I have to say that these selections were quite “pianistic.” The composer used two hands, using left-hand bass stabs to cover his chordal movement with his right hand. Of course, as a guitarist I don’t always have that option. In some cases, when it came down to a pattern that required that sort of coverage, I broke the bass notes and the walking chords into two parts and recorded them separately to save time. Given the time challenge it didn’t make sense to spend a lot of time trying to get a perfect performance of a complex walking bass and chords on a single pass. Still, there were still some cues that were so pianistic that it was tough to convert them to guitar. To help me get as much done as possible I did a bit of triage, putting the least susceptible to translation off until last. Another challenge showed up in the choice of song keys for the pieces: Many were in E flat or its cognates. It’s no problem at all to play an inversion or capo to get to the flat but you’ll recall that the composer asked me to create endings for the cues that didn’t have them. For E flat cues that wanted to resolve to the tonic chord, E flat, I tuned the guitar down and overdubbed that final chord alone to get the fullness I wanted.
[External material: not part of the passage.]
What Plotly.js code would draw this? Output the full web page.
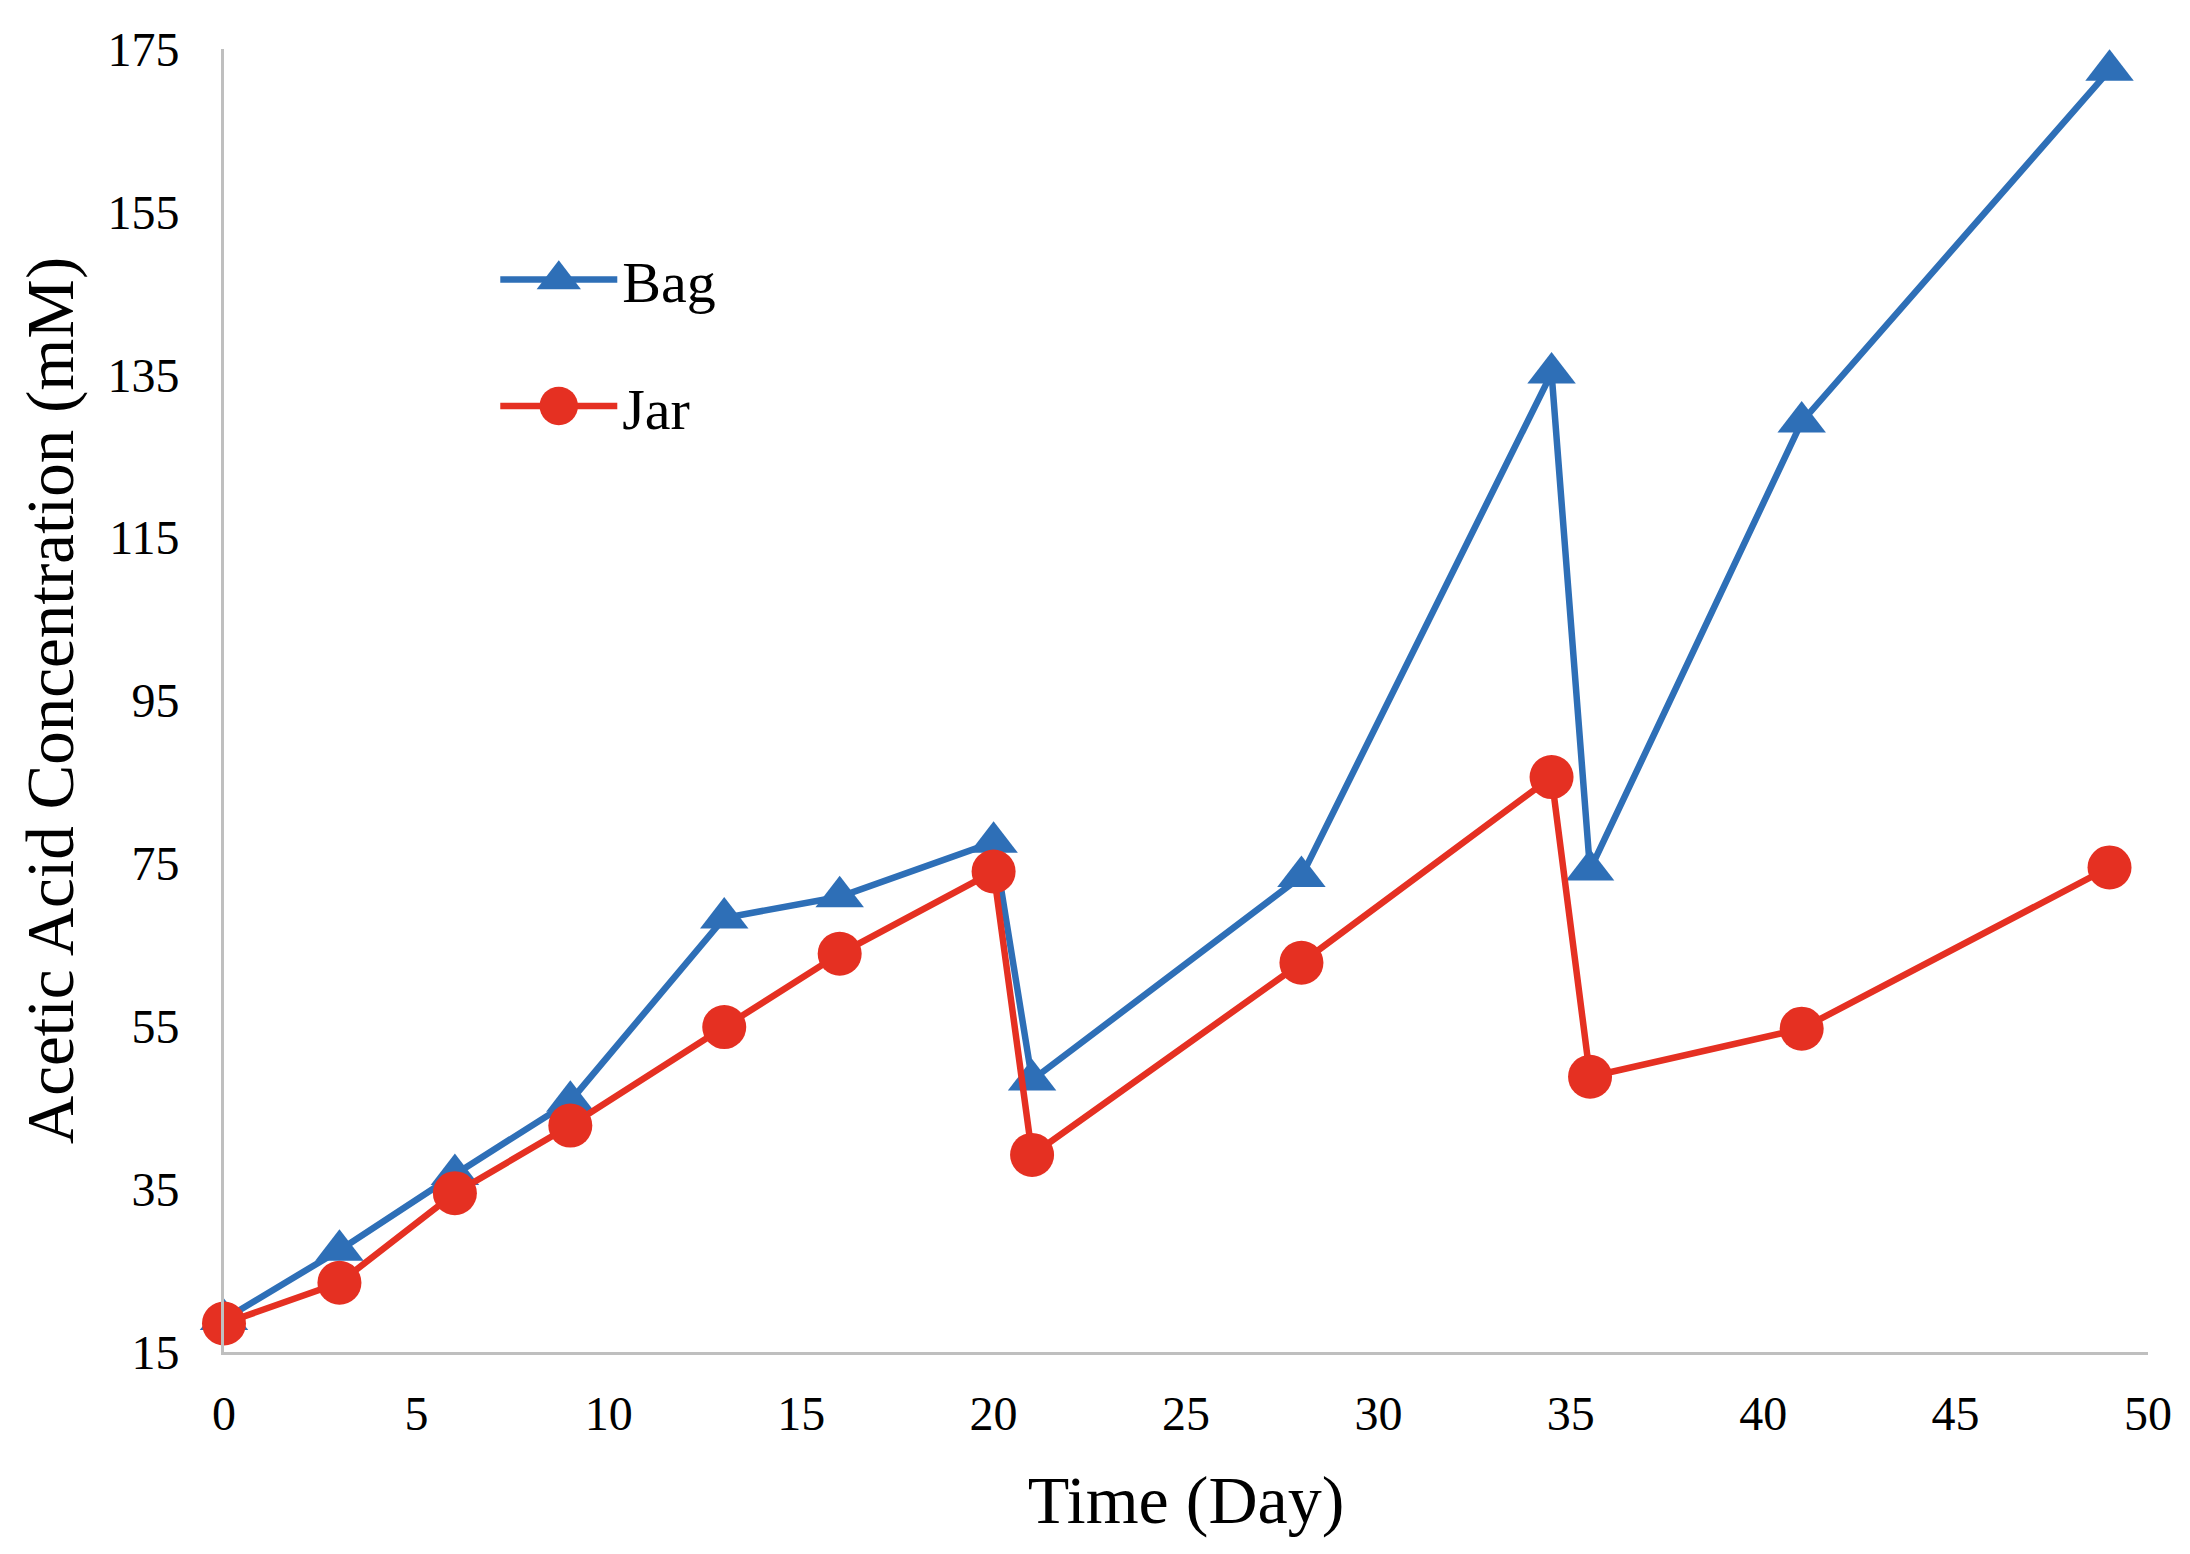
<!DOCTYPE html>
<html>
<head>
<meta charset="utf-8">
<script src="https://cdn.plot.ly/plotly-3.0.1.min.js"></script>
<style>
  html, body { margin: 0; padding: 0; background: #ffffff; }
  #chart { width: 2190px; height: 1554px; }
</style>
</head>
<body>
<div id="chart"></div>
<script>
// Data
const days = [0, 3, 6, 9, 13, 16, 20, 21, 28, 34.5, 35.5, 41, 49];
const bagValues = [19.0, 27.5, 36.8, 45.8, 68.3, 70.9, 77.6, 48.4, 73.4, 135.2, 74.2, 129.2, 172.4];
const jarValues = [18.5, 23.5, 34.5, 42.8, 54.9, 63.9, 74.0, 39.2, 62.8, 85.6, 48.8, 54.7, 74.5];
const seriesNames = ['Bag', 'Jar'];
const xTickValues = [0, 5, 10, 15, 20, 25, 30, 35, 40, 45, 50];
const yTickValues = [15, 35, 55, 75, 95, 115, 135, 155, 175];

const BLUE = '#2E6FB7';
const RED = '#E53022';
const FONT = '"Liberation Serif", "Times New Roman", serif';

const traces = [
  {
    x: days, y: bagValues, name: seriesNames[0], legendgroup: 'g1',
    type: 'scatter', mode: 'lines+markers', cliponaxis: false,
    line: { color: BLUE, width: 6.5 },
    marker: { symbol: 'triangle-up', size: 42, color: BLUE }
  },
  {
    x: days, y: jarValues, name: seriesNames[1], legendgroup: 'g2',
    type: 'scatter', mode: 'lines+markers', cliponaxis: false,
    line: { color: RED, width: 6.5 },
    marker: { symbol: 'circle', size: 44, color: RED }
  }
];

const layout = {
  width: 2190, height: 1554,
  paper_bgcolor: '#ffffff', plot_bgcolor: '#ffffff',
  margin: { l: 224, r: 42, t: 49, b: 202, pad: 0 },
  font: { family: FONT, color: '#000000', size: 48 },
  showlegend: true,
  legend: {
    x: 0.141, y: 0.857, xanchor: 'left', yanchor: 'top',
    bgcolor: 'rgba(0,0,0,0)', borderwidth: 0,
    font: { family: FONT, size: 58, color: '#000000' },
    itemwidth: 117, tracegroupgap: 48, itemclick: false
  },
  xaxis: {
    range: [0, 50], tickvals: xTickValues, ticktext: xTickValues.map(String),
    showgrid: false, zeroline: false, showline: true,
    linecolor: '#BFBFBF', linewidth: 3, ticks: '',
    ticklabelstandoff: 17,
    tickfont: { family: FONT, size: 48, color: '#000000' },
    title: { text: 'Time (Day)', font: { family: FONT, size: 68, color: '#000000' }, standoff: 37 }
  },
  yaxis: {
    range: [15, 175], tickvals: yTickValues, ticktext: yTickValues.map(String),
    showgrid: false, zeroline: false, showline: true,
    linecolor: '#BFBFBF', linewidth: 3, ticks: '',
    ticklabelstandoff: 32,
    tickfont: { family: FONT, size: 48, color: '#000000' },
    title: { text: 'Acetic Acid Concentration (mM)', font: { family: FONT, size: 67, color: '#000000' }, standoff: 12 }
  }
};

Plotly.newPlot('chart', traces, layout, { staticPlot: true, displayModeBar: false }).then(function () {
  // enlarge legend marker glyphs to match the reference's legend symbols
  document.querySelectorAll('#chart .legend path.scatterpts').forEach(function (p) {
    const t = p.getAttribute('transform') || '';
    p.setAttribute('transform', t + ' scale(2.4)');
  });
});
</script>
</body>
</html>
Interestingly, and not particularly intuitively, the Les Paul with its shorter scale seemed to handle being tuned down just fine but the Tele seemed to get a little flabby. I would have thought the longer scale would do better.

Out of the sixteen cues, my favorite cue was a smoky bar jazz number featuring a Rhodes electric piano comping chords with a vibraphone lead dancing above it. I used a Gibson ES-335 on the neck pickup with a clean Fender Deluxe Reverb amp to comp the chords. To replace the vibraphone leads I added a compressor to create a classic jazz/blues lead sound. The vibraphone lead line was built around classic blues licks so I was able to transcribe it pretty easily, calling on Larry Carlton for inspiration.
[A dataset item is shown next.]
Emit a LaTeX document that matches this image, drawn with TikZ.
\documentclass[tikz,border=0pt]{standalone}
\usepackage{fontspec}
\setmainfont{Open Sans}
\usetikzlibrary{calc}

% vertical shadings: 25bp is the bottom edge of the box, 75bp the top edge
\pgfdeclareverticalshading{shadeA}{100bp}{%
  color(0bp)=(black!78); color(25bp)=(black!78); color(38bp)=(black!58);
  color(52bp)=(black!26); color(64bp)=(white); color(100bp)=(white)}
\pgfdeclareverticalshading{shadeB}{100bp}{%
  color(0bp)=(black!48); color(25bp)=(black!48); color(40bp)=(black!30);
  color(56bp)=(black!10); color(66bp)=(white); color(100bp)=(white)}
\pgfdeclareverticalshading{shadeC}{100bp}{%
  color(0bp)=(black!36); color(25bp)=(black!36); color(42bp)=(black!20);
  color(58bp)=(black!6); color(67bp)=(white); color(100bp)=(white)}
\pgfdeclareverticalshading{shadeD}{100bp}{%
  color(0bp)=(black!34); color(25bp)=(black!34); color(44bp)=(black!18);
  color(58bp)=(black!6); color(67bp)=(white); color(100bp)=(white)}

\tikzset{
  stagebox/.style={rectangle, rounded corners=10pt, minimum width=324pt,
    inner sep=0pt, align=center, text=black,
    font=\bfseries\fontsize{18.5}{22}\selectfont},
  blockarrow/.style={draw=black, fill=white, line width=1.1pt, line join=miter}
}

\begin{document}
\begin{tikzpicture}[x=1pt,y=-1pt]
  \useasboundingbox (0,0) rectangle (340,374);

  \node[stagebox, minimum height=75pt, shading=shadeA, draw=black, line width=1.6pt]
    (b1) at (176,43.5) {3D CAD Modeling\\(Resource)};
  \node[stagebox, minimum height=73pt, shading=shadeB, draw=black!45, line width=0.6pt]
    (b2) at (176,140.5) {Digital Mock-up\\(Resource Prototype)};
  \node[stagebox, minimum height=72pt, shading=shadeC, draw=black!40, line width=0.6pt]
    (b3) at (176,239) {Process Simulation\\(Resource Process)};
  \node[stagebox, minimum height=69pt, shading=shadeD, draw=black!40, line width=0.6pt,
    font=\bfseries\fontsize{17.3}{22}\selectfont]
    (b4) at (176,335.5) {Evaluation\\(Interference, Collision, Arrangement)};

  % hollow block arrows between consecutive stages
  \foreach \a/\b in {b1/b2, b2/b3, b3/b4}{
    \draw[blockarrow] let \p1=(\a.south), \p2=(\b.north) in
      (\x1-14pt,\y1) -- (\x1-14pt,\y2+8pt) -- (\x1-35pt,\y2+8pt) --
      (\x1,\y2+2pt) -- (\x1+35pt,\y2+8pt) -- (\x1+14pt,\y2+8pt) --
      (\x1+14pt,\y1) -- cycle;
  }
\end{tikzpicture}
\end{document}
By the end of the allotted session time I had pulled off eight of the cues. I probably could have pulled off more if I hadn’t had to contend with the technical challenges. To be honest, I really wasn’t surprised that I didn’t get through all of the material. Three of the remaining cues were simply too pianistic to convert in a short time. One consisted of a bell sound strained through a Leslie speaker system playing a long, atonal sequence. That was the first one I decided to pass on. That left four that I may get another swing at. Once I approached session end I did all my exports, one of each element, making sure to export mono parts mono and stereo parts stereo so the composer could integrate them into his DAW timeline. Then I bundled up the exports and sent them to the composer via WeTransfer. I will see these projects return to me at a later date because I will be mixing them.

Despite not completing all of the transcriptions I ended the session with a fulfilled smile on my face both from simply playing my guitars and from enjoying the fun of conquering a challenge. A certain amount of my final joy might just have been because I ended my playing with that smoky bar jazz number that I enjoyed so much. You’ve got to remember to reward yourself to keep up morale!